PRESSURE mounted on the government today to take action to fully exonerate — and compensate — postmasters and mistresses prosecuted in the Horizon computer scandal.
MPs returning to the Commons this week are demanding an emergency debate, with Labour calling for the Post Office to be stripped of its power to mount its own prosecutions.
An online petition calling for former Post Office chief executive Paula Vennells to forfeit her CBE has gathered more than a million signatures.
Prime Minister Rishi Sunak bounded onto the bandwagon of public anger, backing the call and declaring that the government was “keen to do everything we can, because this was absolutely appalling” and should “never have happened.”
Mr Sunak would strongly support an honours committee if it chose to look into revoking Ms Vennells’s CBE, Downing Street said.
Ms Vennells oversaw much of the debacle as Post Office chief executive from 2012 to 2019.
She received the CBE for services to the Post Office and to charities when she quit the job.
The Communications Workers’ Union (CWU) said: “That Vennells can retain an honour for services to the Post Office is an insult to every worker who suffered under her.
“This is recognised clearly by millions of people across the country: it’s about time the relevant authorities caught up with them.”
After the recent ITV drama Mr Bates v The Post Office, starring Toby Jones and Julie Hesmondalgh, brought the scandal back to public attention, Labour MP Kevan Jones and Tory backbencher David Davis are pushing for an emergency debate.
Mr Davis said: “This is such a big issue.

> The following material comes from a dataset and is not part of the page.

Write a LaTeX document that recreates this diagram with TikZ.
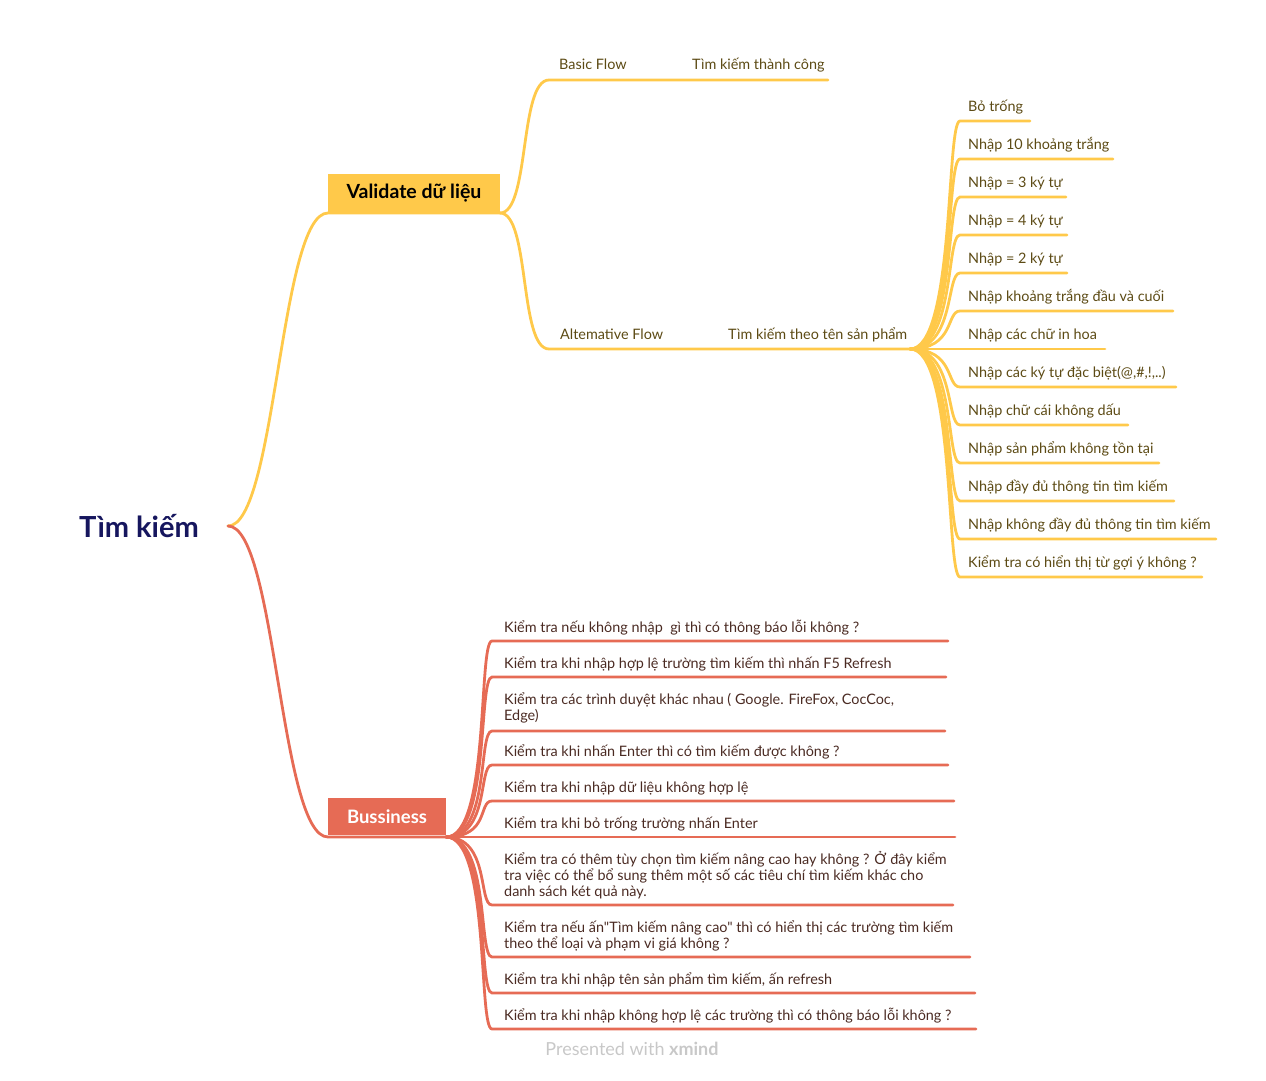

There are now tens of millions of people who care about this and care about it a lot.
“It did take a docudrama in this case, I’m afraid, and many of us have been struggling for a long while to try and elevate it.”
Labour called for the Post Office to be stripped of its power to prosecute its own staff in criminal courts with no reference to the police or Crown Prosecution Service (CPS).
Labour leader Sir Keir Starmer said: “I think that the prosecution should be taken out of the hands of the Post Office and given to the Crown Prosecution Service.
“And these convictions, the remaining convictions need to be looked at en masse.
"The government could pass legislation, so obviously we’d support that if they did.”
Police are now investigating potential fraud during the Post Office prosecution process and into what happened to hundreds of thousands of pounds “returned” to the Post Office by postmasters and mistresses wrongly accused of fraud and theft.
Dozens more victims of the Post Office’s unjust prosecutions are believed to have come forward after the broadcasting of the ITV drama. At least 50 are reported to have newly broken their silence, joining more than 700 others who have fought for years to prove themselves innocent of false accusations of theft and fraud caused by the Post Office’s faulty computer accounting system.
The Post Office first conducted tests of the Fujitsu Horizon computer system in 1996. Faults emerged even at that early stage, but in 1999 the Post Office forked out £1 billion in public cash to have the system fully installed, covering 18,000 post offices.
As the system threw up thousands of false discrepancies in individual Post Office accounts, bosses turned on postmasters and mistresses, wrongly accusing them of theft.
Huge amounts were alleged to have been stolen by individual postmasters and mistresses. One was prosecuted for the “return” of £75,000.
A public inquiry into the scandal is continuing.
Ms Vennells was rewarded with a £400,000 bonus, the CBE and chairmanship of Imperial College Healthcare NHS Trust in London after standing down as chief executive in 2019.
In December 2020 she quit that job but continued working as a non-executive board member of the Conservative government’s Cabinet Office.
Ms Vennells stood down as a Church of England minister in 2021.
Since the scandal became public, no action has been taken against any senior bosses who oversaw the wrecking of hundreds of lives, bankruptcies, unjust imprisonments, suicides and public ostracisation suffered by postmasters and mistresses.